Canon law commentaries quoted him, referring to the expertise of secular psychologists from Washington, D.C., as their basis for decreasing punishment for pedophiles.

Doyle, however, has since changed his position. He has since left the Church to become a secular psychologist specializing in addictions.

This is now his position:

For many years, I have totally disagreed with the canon that says those with mental disorders are not culpable or fully culpable. I believe that should apply to those who have active psychiatric disorders that truly impede their will. Pedophilia is a paraphilia. I now know that pedophiles, no matter how compelled they are, can make a choice.
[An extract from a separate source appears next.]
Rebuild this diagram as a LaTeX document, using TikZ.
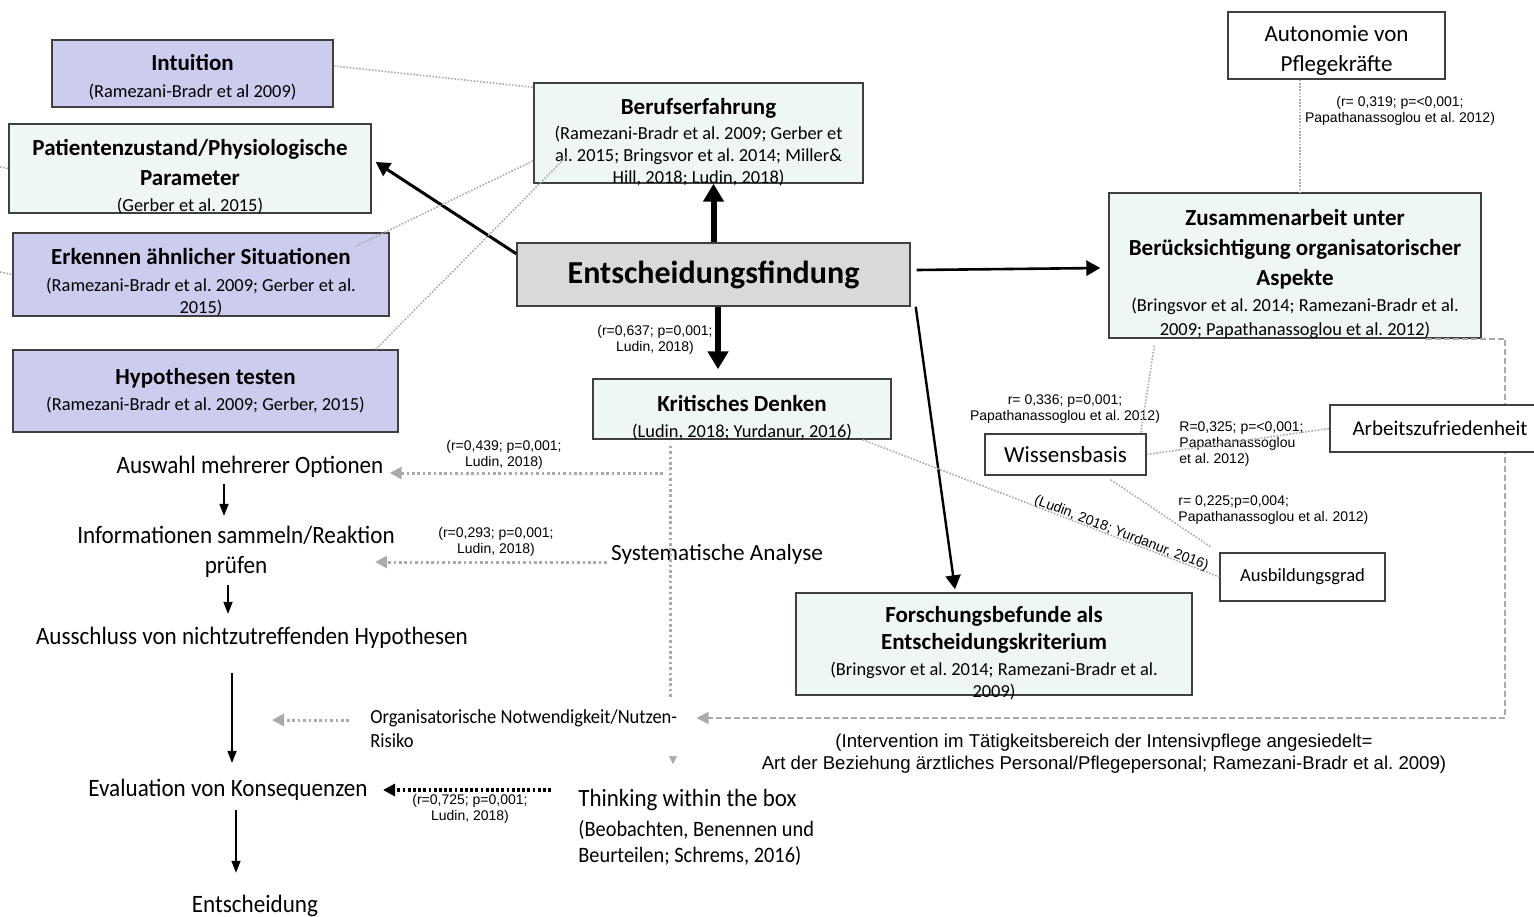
\documentclass[tikz,border=0pt]{standalone}
\usepackage{fontspec}
\setmainfont{Carlito}
\newfontfamily\arialfont{Liberation Sans}
\newfontfamily\schmalfont[FakeStretch=0.925]{Carlito}
\usepackage{tikz}
\usetikzlibrary{arrows.meta}
\frenchspacing

\definecolor{lila}{RGB}{204,204,238}
\definecolor{hellcyan}{RGB}{238,247,246}
\definecolor{hellgrau}{RGB}{217,217,217}
\definecolor{rahmen}{RGB}{64,64,64}
\definecolor{punktgrau}{RGB}{170,170,170}

\newcommand{\quelle}[1]{{\mdseries\fontsize{9.2}{11}\selectfont #1\par}}

\begin{document}
\begin{tikzpicture}[x=0.5pt,y=-0.5pt]
\tikzset{kasten/.style={draw=rahmen,line width=0.7pt,align=flush center,inner sep=0pt,
  font=\fontsize{11.5}{15}\selectfont\bfseries},
lilabox/.style={kasten,fill=lila},
cyanbox/.style={kasten,fill=hellcyan},
leerbox/.style={draw=rahmen,line width=0.7pt,fill=white,align=center,inner sep=0pt,
  font=\fontsize{11.5}{15}\selectfont},
tief/.style={execute at begin node={\rule{0pt}{\dimexpr 8.4pt+#1\relax}},
  execute at end node={\par\vspace{-#1}}},
schritt/.style={font=\schmalfont\fontsize{12.5}{15}\selectfont,align=center,inner sep=1pt},
wert/.style={font=\arialfont\fontsize{7}{8}\selectfont,align=center,inner sep=0pt},
dickpfeil/.style={-{Triangle[length=9pt,width=10pt]},line width=3pt},
pfeil/.style={-{Triangle[length=7pt,width=7.5pt]},line width=1.5pt},
duennpfeil/.style={-{Triangle[length=6pt,width=4.5pt]},line width=0.8pt},
punktlinie/.style={draw=punktgrau,line width=0.8pt,dash pattern=on 0.8pt off 0.8pt},
punktgrob/.style={draw=punktgrau,line width=1.5pt,dash pattern=on 1.3pt off 1.4pt},
punktpfeil/.style={punktgrob,-{Triangle[length=6pt,width=6pt]}},
strichpfeil/.style={draw=punktgrau,line width=0.9pt,dash pattern=on 3pt off 1.5pt,
  -{Triangle[length=6pt,width=6pt]}},
schwarzpfeil/.style={line width=1.8pt,dash pattern=on 1.4pt off 1.2pt,
  -{Triangle[length=6pt,width=6pt]}}}

\useasboundingbox (0,0) rectangle (1534,916);

%% Kaesten links
\node (intu) [lilabox,tief=1.5pt,minimum width=140.5pt,minimum height=33.5pt,text width=136pt] at (192.5,73.5)
  {Intuition\par\vspace{2.5pt}\quelle{(Ramezani-Bradr et al 2009)}};
\node (pat) [cyanbox,tief=4pt,minimum width=181pt,minimum height=44.5pt,text width=177pt] at (190,168.5)
  {Patientenzustand/Physiologische\\Parameter\par\vspace{2pt}\quelle{(Gerber et al. 2015)}};
\node (ek) [lilabox,tief=3.5pt,minimum width=188pt,minimum height=41.5pt,text width=184pt] at (201,274.5)
  {Erkennen ähnlicher Situationen\par\vspace{2.5pt}\quelle{(Ramezani-Bradr et al. 2009; Gerber et al.\\2015)}};
\node (hy) [lilabox,minimum width=192.5pt,minimum height=41pt,text width=188pt] at (205.5,391)
  {Hypothesen testen\par\vspace{2pt}\quelle{(Ramezani-Bradr et al. 2009; Gerber, 2015)}};

%% Mitte
\node (bf) [cyanbox,tief=4.5pt,minimum width=164.5pt,minimum height=50pt,text width=160.5pt] at (698.5,133)
  {Berufserfahrung\par\vspace{1.5pt}\quelle{(Ramezani-Bradr et al. 2009; Gerber et\\al. 2015; Bringsvor et al. 2014; Miller\&\\Hill, 2018; Ludin, 2018)}};
\node (ef) [kasten,fill=hellgrau,font=\fontsize{16}{19}\selectfont\bfseries,minimum width=196.5pt,minimum height=31.5pt] at (713.5,274.5)
  {Entscheidungsfindung};
\node (kd) [cyanbox,tief=4pt,minimum width=149pt,minimum height=30pt,text width=145pt] at (742,409)
  {Kritisches Denken\par\vspace{2pt}\quelle{(Ludin, 2018; Yurdanur, 2016)}};
\node (fb) [cyanbox,tief=4.5pt,font=\fontsize{11.5}{13.5}\selectfont\bfseries,minimum width=198pt,minimum height=51pt,text width=194pt] at (994,644)
  {Forschungsbefunde als\\Entscheidungskriterium\par\vspace{2pt}\quelle{(Bringsvor et al. 2014; Ramezani-Bradr et al.\\2009)}};

%% Rechts
\node (au) [leerbox,align=flush center,tief=2.5pt,minimum width=108.5pt,minimum height=33.5pt,text width=104pt] at (1336.5,45.5)
  {Autonomie von\\Pflegekräfte};
\node (zus) [cyanbox,tief=4pt,minimum width=186pt,minimum height=72.5pt,text width=182pt] at (1295,265.5)
  {Zusammenarbeit unter\\Berücksichtigung organisatorischer\\Aspekte\par\vspace{1pt}{\mdseries\fontsize{9.2}{12}\selectfont (Bringsvor et al. 2014; Ramezani-Bradr et al.\\2009; Papathanassoglou et al. 2012)\par}};
\node (ws) [leerbox,minimum width=80.5pt,minimum height=20.5pt] at (1065.5,454.5) {Wissensbasis};
\node (ab) [leerbox,font=\fontsize{9.3}{11}\selectfont,minimum width=82.5pt,minimum height=24pt] at (1302.5,577) {Ausbildungsgrad};

%% Ablauf links
\node (op1) [schritt] at (250,467) {Auswahl mehrerer Optionen};
\node (op2) [schritt] at (236,552) {Informationen sammeln/Reaktion\\prüfen};
\node (op3) [schritt] at (252,638) {Ausschluss von nichtzutreffenden Hypothesen};
\node (op4) [schritt] at (228,790) {Evaluation von Konsequenzen};
\node (op5) [schritt] at (255,906) {Entscheidung};

\node (sys) [font=\fontsize{11.6}{13}\selectfont,inner sep=1pt] at (717,554) {Systematische Analyse};
\node (org) [schritt,font=\schmalfont\fontsize{10}{12}\selectfont,align=left,anchor=west] at (368,729)
  {Organisatorische Notwendigkeit/Nutzen-\\Risiko};
\node (think) [schritt,font=\schmalfont\fontsize{12.4}{15}\selectfont,anchor=west] at (576,800) {Thinking within the box};
\node (thinkq) [schritt,font=\schmalfont\fontsize{11}{13}\selectfont,align=left,anchor=north west] at (576,818)
  {(Beobachten, Benennen und\\Beurteilen; Schrems, 2016)};
\node (inter) [wert,font=\arialfont\fontsize{9.3}{11}\selectfont] at (1104,754)
  {(Intervention im Tätigkeitsbereich der Intensivpflege angesiedelt=\\Art der Beziehung ärztliches Personal/Pflegepersonal; Ramezani-Bradr et al. 2009)};

%% Werte
\node (wef) [wert] at (655,340) {(r=0,637; p=0,001;\\Ludin, 2018)};
\node (wau) [wert] at (1400,110.5) {(r= 0,319; p=<0,001;\\Papathanassoglou et al. 2012)};
\node (wws) [wert] at (1065,409) {r= 0,336; p=0,001;\\Papathanassoglou et al. 2012)};
\node (waz) [wert,align=left,anchor=west] at (1179,444) {R=0,325; p=<0,001;\\Papathanassoglou\\et al. 2012)};
\node (wab) [wert,align=left,anchor=west] at (1178,510) {r= 0,225;p=0,004;\\Papathanassoglou et al. 2012)};
\node (wop1) [wert] at (504,455) {(r=0,439; p=0,001;\\Ludin, 2018)};
\node (wop2) [wert] at (496,542) {(r=0,293; p=0,001;\\Ludin, 2018)};
\node (wop4) [wert] at (470,809) {(r=0,725; p=0,001;\\Ludin, 2018)};

%% Edges
\draw[dickpfeil] (ef.north) -- (ef.north |- bf.south);
\draw[dickpfeil,shorten >=4.5pt] ([xshift=2.25pt]ef.south) -- ([xshift=2.25pt]ef.south |- kd.north);
\draw[pfeil] (ef.174) -- ([xshift=2pt,yshift=3.25pt]pat.east);
\draw[pfeil,line width=1.3pt] ([xshift=3pt,yshift=2.25pt]ef.east) -- ([xshift=-4pt,yshift=-1.25pt]zus.west);
\draw[pfeil,line width=1.2pt] ([xshift=2.5pt]ef.south east) -- ([xshift=-19.5pt,yshift=1.5pt]fb.north);

\draw[duennpfeil,shorten <=2pt,shorten >=4pt] ([xshift=-13pt]op1.south) -- ([xshift=-13pt]op1.south |- op2.north);
\draw[duennpfeil,shorten <=2.5pt,shorten >=5.5pt] ([xshift=-4pt]op2.south) -- ([xshift=-4pt]op2.south |- op3.north);
\draw[duennpfeil,shorten <=11pt,shorten >=7pt] ([xshift=-10pt]op3.south) -- ([xshift=-10pt]op3.south |- op4.north);
\draw[duennpfeil,shorten <=3.5pt,shorten >=10pt] ([xshift=4pt]op4.south) -- ([xshift=4pt]op4.south |- op5.north);

\coordinate (randA) at (0,167);
\coordinate (randB) at (0,272);
\draw[punktlinie] (randA) -- (pat.west);
\draw[punktlinie] (randB) -- (ek.west);
\draw[punktlinie] ([yshift=3.75pt]intu.east) -- ([yshift=-2.5pt]bf.north west);
\draw[punktlinie] ([xshift=-17pt,yshift=-7pt]ek.north east) -- ([yshift=11.5pt]bf.south west);
\draw[punktlinie] ([xshift=-11.5pt]hy.north east) -- ([xshift=16.5pt,yshift=13.5pt]bf.south west);
\draw[punktlinie] ([xshift=2.5pt]zus.north |- au.south) -- ([xshift=2.5pt]zus.north);
\draw[punktlinie] ([xshift=23pt,yshift=-3.5pt]zus.south west) -- ([xshift=-3pt]ws.north east);
\draw[punktlinie] ([xshift=-18pt,yshift=-2pt]ws.south east) -- ([xshift=-4pt,yshift=2.5pt]ab.north west);
\draw[punktlinie] ([xshift=-14.5pt]kd.south east) -- node (wkd) [wert,sloped,pos=0.72,above=-1pt] {(Ludin, 2018; Yurdanur, 2016)} (ab.west);

\coordinate (kdfuss) at ([xshift=-36pt,yshift=-3pt]kd.south);
\coordinate (kdende) at (670,697);
\coordinate (spitze) at (673,764);
\draw[punktgrob] (kdfuss) -- (kdende);
\draw[punktgrau,line width=0.3pt,-{Triangle[length=4pt,width=4pt]}] ([yshift=3pt]spitze) -- (spitze);
\draw[punktpfeil] ([xshift=-3.5pt,yshift=-3pt]kdfuss |- op1.east) -- ([xshift=2pt,yshift=-3pt]op1.east);
\draw[punktpfeil] ([xshift=-1pt,yshift=-4pt]sys.west) -- ([xshift=-11pt,yshift=-4pt]sys.west -| op2.east);
\draw[punktpfeil] ([xshift=-9.5pt,yshift=4.5pt]org.west) -- ([xshift=-48pt,yshift=4.5pt]org.west);
\coordinate (ecke) at (1505,718);
\draw[strichpfeil] ([xshift=-28pt]zus.south east) -| (ecke) -- ([xshift=8.5pt]ecke -| org.east);
\draw[schwarzpfeil] ([xshift=-12.5pt]op4.east -| think.west) -- ([xshift=6.5pt]op4.east);

\node (az) [leerbox,font=\fontsize{10.5}{13}\selectfont,minimum width=110pt,minimum height=23.5pt] at (1440,428.5) {Arbeitszufriedenheit};
\draw[punktlinie] (ws.east) -- (az.west);

\end{tikzpicture}
\end{document}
For the record, and something you probably don't know, I am a recovering alcoholic with almost 31 years of sobriety. I am also a licensed addictions therapist. Through all that, I learned a lot and, among other things, that the Vatican curia guys know very little about addictions, mental illness, psychiatric disorders, personality disorders, etc.

Although this whole issue was decided in 2002 for the United States with the zero-tolerance policy, ... [it] could well go that way for the whole Church if Francis gets his way. Under no circumstances should a priest who has sexually violated someone be allowed to minister and, contrary to the opinions of some, they should be laicized.

His former position, however, is still being quoted by canon lawyers and instructors of canon law. 

One of them is Fr. Peter Akpoghiran, the judicial vicar of the archdiocese of New Orleans. He oversees three canonical tribunals in the area.

In his recent book, Canon Law: Evidence of Penal Cases, Akpoghiran continues to support Doyle's old position. 

Akpoghiran verbally confirmed that he would reconsider using Tom Doyle's position and amending his book. 

But when he was asked on the record (in writing), he did not agree to revise his book, which does not note that Doyle has changed his position.

Given Doyle's change of heart, the position that canon law protects and should protect pedophiles by decreasing penalties for the impact of their pedophilia continues to be taught without proper sourcing today.

According to The New Commentary on the Code of Canon Law, these changes brought by the 1983 Code of Canon Law directly enhance "the penal rights of alleged offenders" (Beal, Coriden and Green, pg. 1541):

The current burden of proof is less stringent than in the former code, which required that the presumption of criminal intent be overturned by moral certitude, i.e., beyond reasonable doubt. The present code states simply that the presumption of imputability is verified unless the contrary is otherwise evident. Hence any evidence posing reasonable questions about such imputability suffices to overturn the presumption. ... This legal change reflects the present code's somewhat more pastoral thrust, since it enhances the penal rights of alleged offenders.

This is because of new weaknesses in canon law that have plagued the Catholic Church since 1983, and these weaknesses remain today. 

Holy priests are pulled from ministry often on charges of not adequately maintaining peace within their community (can. 287) or by breaking what is called ecclesiastical communion (can. 1741). 

Since they do not claim to be of weak mind or mentally ill, the accusations against them are not decreased in nature, and so they face full punishment for the smallest offenses (can. 1324).

All too often, clerics found guilty of sexual crimes are given lenient terms, only having to do some form of prayer or penance after ruining the lives of victims and their families. 

Having interviewed the victim and witnesses and submitted the parents' affidavit to Rome along with the parents and their attorney, this journalist finds dubious and dishonest the argument that Fr. Ngome is less responsible for his acts of rape and sex abuse of a child.